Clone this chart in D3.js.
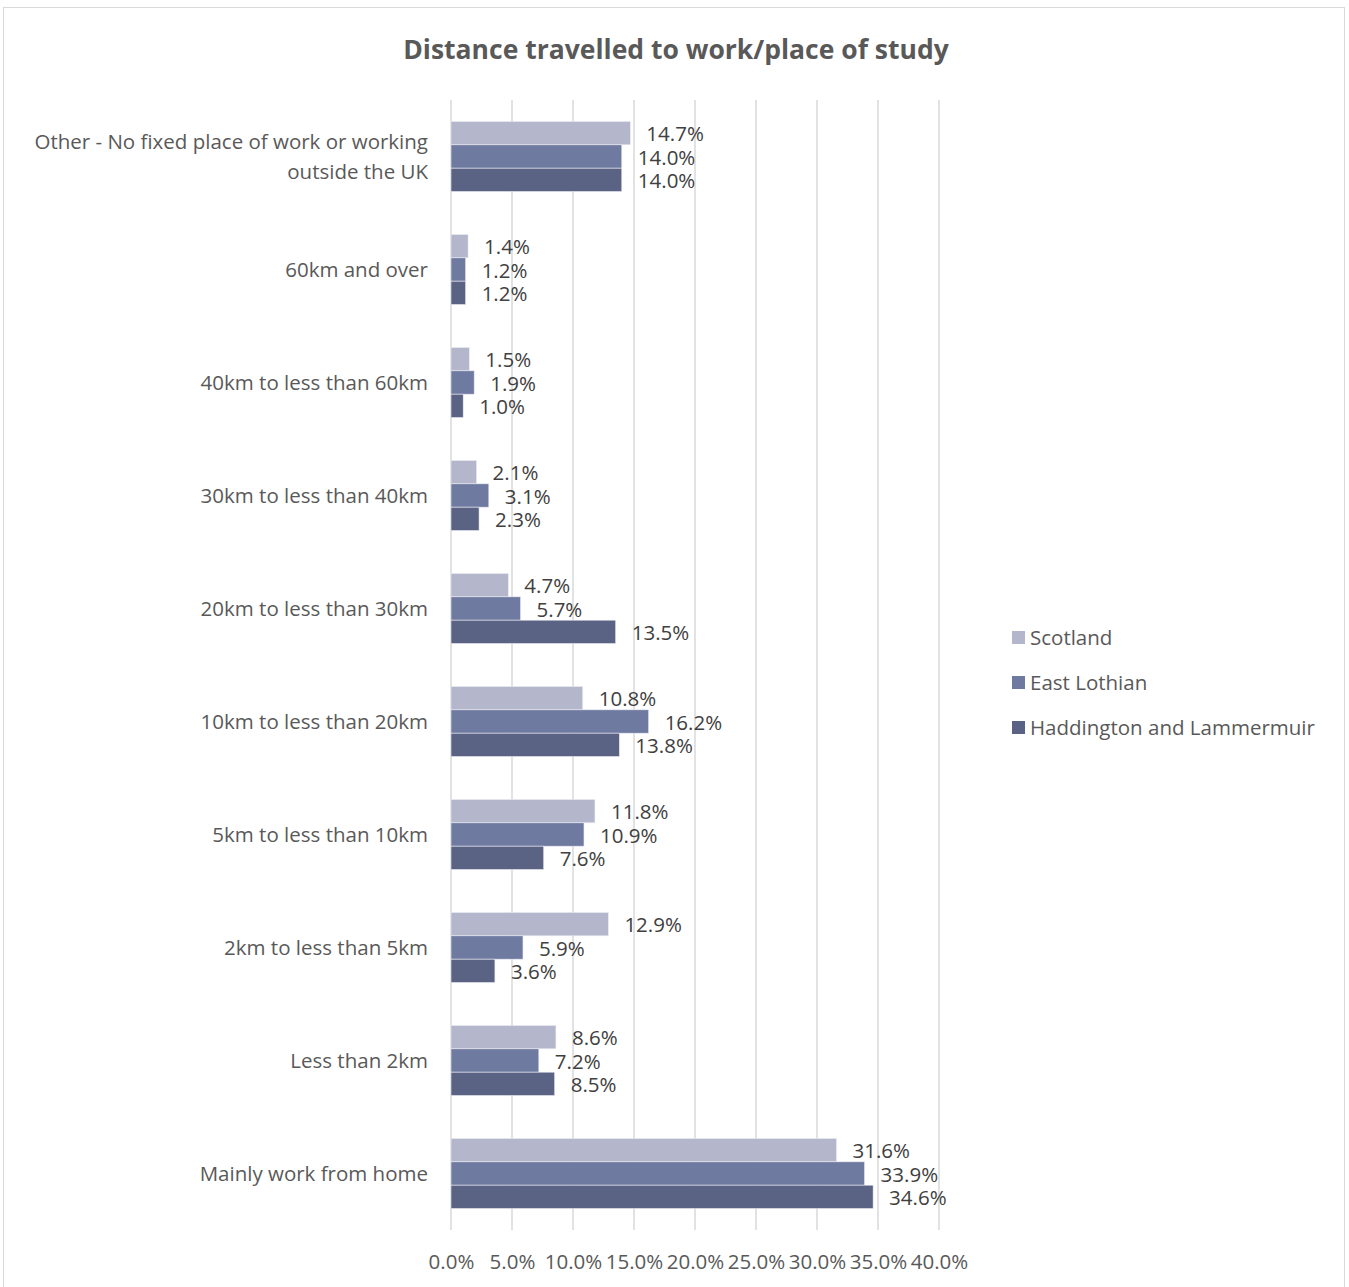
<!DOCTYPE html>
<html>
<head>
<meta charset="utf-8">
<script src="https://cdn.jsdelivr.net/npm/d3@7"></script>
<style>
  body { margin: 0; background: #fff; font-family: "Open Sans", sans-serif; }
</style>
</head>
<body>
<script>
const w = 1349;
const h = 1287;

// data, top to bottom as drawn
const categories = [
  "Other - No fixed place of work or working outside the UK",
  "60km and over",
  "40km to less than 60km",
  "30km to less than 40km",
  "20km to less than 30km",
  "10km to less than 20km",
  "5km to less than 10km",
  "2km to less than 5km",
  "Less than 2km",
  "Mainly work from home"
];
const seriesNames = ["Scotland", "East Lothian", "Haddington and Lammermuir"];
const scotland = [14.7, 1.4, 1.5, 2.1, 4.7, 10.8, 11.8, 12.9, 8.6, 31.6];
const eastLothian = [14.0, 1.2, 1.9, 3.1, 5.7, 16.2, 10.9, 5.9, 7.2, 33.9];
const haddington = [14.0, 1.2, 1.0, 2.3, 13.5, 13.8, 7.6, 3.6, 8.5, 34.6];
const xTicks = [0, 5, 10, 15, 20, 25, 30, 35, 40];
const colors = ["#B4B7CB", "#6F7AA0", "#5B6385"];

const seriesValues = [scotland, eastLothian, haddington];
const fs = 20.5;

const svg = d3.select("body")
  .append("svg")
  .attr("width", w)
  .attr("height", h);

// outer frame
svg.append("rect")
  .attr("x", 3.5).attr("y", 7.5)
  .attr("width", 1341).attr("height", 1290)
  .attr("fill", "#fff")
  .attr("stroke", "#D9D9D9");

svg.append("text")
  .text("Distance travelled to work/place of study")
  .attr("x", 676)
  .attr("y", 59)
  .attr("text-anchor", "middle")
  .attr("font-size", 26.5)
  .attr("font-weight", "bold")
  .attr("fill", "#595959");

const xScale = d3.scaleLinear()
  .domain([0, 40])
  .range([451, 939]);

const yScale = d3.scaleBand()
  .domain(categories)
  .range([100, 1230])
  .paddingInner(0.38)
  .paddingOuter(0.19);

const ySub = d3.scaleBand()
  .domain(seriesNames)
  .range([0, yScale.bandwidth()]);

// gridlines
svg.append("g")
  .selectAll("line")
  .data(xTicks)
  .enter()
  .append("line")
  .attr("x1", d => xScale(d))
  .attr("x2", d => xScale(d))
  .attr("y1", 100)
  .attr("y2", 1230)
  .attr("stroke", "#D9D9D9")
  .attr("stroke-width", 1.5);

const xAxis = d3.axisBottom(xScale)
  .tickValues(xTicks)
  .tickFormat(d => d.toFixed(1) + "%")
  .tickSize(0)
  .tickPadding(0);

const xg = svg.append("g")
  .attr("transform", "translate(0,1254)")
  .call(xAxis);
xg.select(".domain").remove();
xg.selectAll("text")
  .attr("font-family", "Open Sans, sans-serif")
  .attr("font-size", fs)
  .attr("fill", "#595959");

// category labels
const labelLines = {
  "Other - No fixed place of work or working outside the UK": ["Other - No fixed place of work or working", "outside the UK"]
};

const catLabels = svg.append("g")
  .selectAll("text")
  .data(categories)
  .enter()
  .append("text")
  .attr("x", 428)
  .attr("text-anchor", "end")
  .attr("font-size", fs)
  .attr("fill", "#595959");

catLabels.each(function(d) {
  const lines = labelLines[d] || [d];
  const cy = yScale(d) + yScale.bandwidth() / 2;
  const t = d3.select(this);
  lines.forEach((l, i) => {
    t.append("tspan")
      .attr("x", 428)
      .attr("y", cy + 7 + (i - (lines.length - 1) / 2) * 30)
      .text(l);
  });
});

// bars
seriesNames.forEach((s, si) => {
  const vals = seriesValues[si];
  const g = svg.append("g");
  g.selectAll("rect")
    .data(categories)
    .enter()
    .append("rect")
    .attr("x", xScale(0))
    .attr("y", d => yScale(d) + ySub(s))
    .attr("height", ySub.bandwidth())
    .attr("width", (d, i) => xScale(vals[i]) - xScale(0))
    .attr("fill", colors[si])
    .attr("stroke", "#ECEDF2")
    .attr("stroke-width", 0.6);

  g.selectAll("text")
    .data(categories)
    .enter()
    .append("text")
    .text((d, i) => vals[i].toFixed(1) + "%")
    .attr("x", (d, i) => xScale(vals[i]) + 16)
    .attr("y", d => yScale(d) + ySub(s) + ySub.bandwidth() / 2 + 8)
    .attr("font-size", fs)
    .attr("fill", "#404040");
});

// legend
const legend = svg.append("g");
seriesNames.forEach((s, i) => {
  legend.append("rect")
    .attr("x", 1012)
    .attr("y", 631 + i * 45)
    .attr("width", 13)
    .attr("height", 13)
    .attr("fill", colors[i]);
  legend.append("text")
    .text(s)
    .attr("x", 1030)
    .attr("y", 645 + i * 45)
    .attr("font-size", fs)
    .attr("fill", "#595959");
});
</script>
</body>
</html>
§ §
» **Do this**
From the listing, extract all text exactly as given and drop any picture.

» **Full answer**
Clone this chart in D3.js.
<!DOCTYPE html>
<html>
<head>
<meta charset="utf-8">
<script src="https://cdn.jsdelivr.net/npm/d3@7"></script>
<style>
  body { margin: 0; background: #fff; font-family: "Open Sans", sans-serif; }
</style>
</head>
<body>
<script>
const w = 1349;
const h = 1287;

// data, top to bottom as drawn
const categories = [
  "Other - No fixed place of work or working outside the UK",
  "60km and over",
  "40km to less than 60km",
  "30km to less than 40km",
  "20km to less than 30km",
  "10km to less than 20km",
  "5km to less than 10km",
  "2km to less than 5km",
  "Less than 2km",
  "Mainly work from home"
];
const seriesNames = ["Scotland", "East Lothian", "Haddington and Lammermuir"];
const scotland = [14.7, 1.4, 1.5, 2.1, 4.7, 10.8, 11.8, 12.9, 8.6, 31.6];
const eastLothian = [14.0, 1.2, 1.9, 3.1, 5.7, 16.2, 10.9, 5.9, 7.2, 33.9];
const haddington = [14.0, 1.2, 1.0, 2.3, 13.5, 13.8, 7.6, 3.6, 8.5, 34.6];
const xTicks = [0, 5, 10, 15, 20, 25, 30, 35, 40];
const colors = ["#B4B7CB", "#6F7AA0", "#5B6385"];

const seriesValues = [scotland, eastLothian, haddington];
const fs = 20.5;

const svg = d3.select("body")
  .append("svg")
  .attr("width", w)
  .attr("height", h);

// outer frame
svg.append("rect")
  .attr("x", 3.5).attr("y", 7.5)
  .attr("width", 1341).attr("height", 1290)
  .attr("fill", "#fff")
  .attr("stroke", "#D9D9D9");

svg.append("text")
  .text("Distance travelled to work/place of study")
  .attr("x", 676)
  .attr("y", 59)
  .attr("text-anchor", "middle")
  .attr("font-size", 26.5)
  .attr("font-weight", "bold")
  .attr("fill", "#595959");

const xScale = d3.scaleLinear()
  .domain([0, 40])
  .range([451, 939]);

const yScale = d3.scaleBand()
  .domain(categories)
  .range([100, 1230])
  .paddingInner(0.38)
  .paddingOuter(0.19);

const ySub = d3.scaleBand()
  .domain(seriesNames)
  .range([0, yScale.bandwidth()]);

// gridlines
svg.append("g")
  .selectAll("line")
  .data(xTicks)
  .enter()
  .append("line")
  .attr("x1", d => xScale(d))
  .attr("x2", d => xScale(d))
  .attr("y1", 100)
  .attr("y2", 1230)
  .attr("stroke", "#D9D9D9")
  .attr("stroke-width", 1.5);

const xAxis = d3.axisBottom(xScale)
  .tickValues(xTicks)
  .tickFormat(d => d.toFixed(1) + "%")
  .tickSize(0)
  .tickPadding(0);

const xg = svg.append("g")
  .attr("transform", "translate(0,1254)")
  .call(xAxis);
xg.select(".domain").remove();
xg.selectAll("text")
  .attr("font-family", "Open Sans, sans-serif")
  .attr("font-size", fs)
  .attr("fill", "#595959");

// category labels
const labelLines = {
  "Other - No fixed place of work or working outside the UK": ["Other - No fixed place of work or working", "outside the UK"]
};

const catLabels = svg.append("g")
  .selectAll("text")
  .data(categories)
  .enter()
  .append("text")
  .attr("x", 428)
  .attr("text-anchor", "end")
  .attr("font-size", fs)
  .attr("fill", "#595959");

catLabels.each(function(d) {
  const lines = labelLines[d] || [d];
  const cy = yScale(d) + yScale.bandwidth() / 2;
  const t = d3.select(this);
  lines.forEach((l, i) => {
    t.append("tspan")
      .attr("x", 428)
      .attr("y", cy + 7 + (i - (lines.length - 1) / 2) * 30)
      .text(l);
  });
});

// bars
seriesNames.forEach((s, si) => {
  const vals = seriesValues[si];
  const g = svg.append("g");
  g.selectAll("rect")
    .data(categories)
    .enter()
    .append("rect")
    .attr("x", xScale(0))
    .attr("y", d => yScale(d) + ySub(s))
    .attr("height", ySub.bandwidth())
    .attr("width", (d, i) => xScale(vals[i]) - xScale(0))
    .attr("fill", colors[si])
    .attr("stroke", "#ECEDF2")
    .attr("stroke-width", 0.6);

  g.selectAll("text")
    .data(categories)
    .enter()
    .append("text")
    .text((d, i) => vals[i].toFixed(1) + "%")
    .attr("x", (d, i) => xScale(vals[i]) + 16)
    .attr("y", d => yScale(d) + ySub(s) + ySub.bandwidth() / 2 + 8)
    .attr("font-size", fs)
    .attr("fill", "#404040");
});

// legend
const legend = svg.append("g");
seriesNames.forEach((s, i) => {
  legend.append("rect")
    .attr("x", 1012)
    .attr("y", 631 + i * 45)
    .attr("width", 13)
    .attr("height", 13)
    .attr("fill", colors[i]);
  legend.append("text")
    .text(s)
    .attr("x", 1030)
    .attr("y", 645 + i * 45)
    .attr("font-size", fs)
    .attr("fill", "#595959");
});
</script>
</body>
</html>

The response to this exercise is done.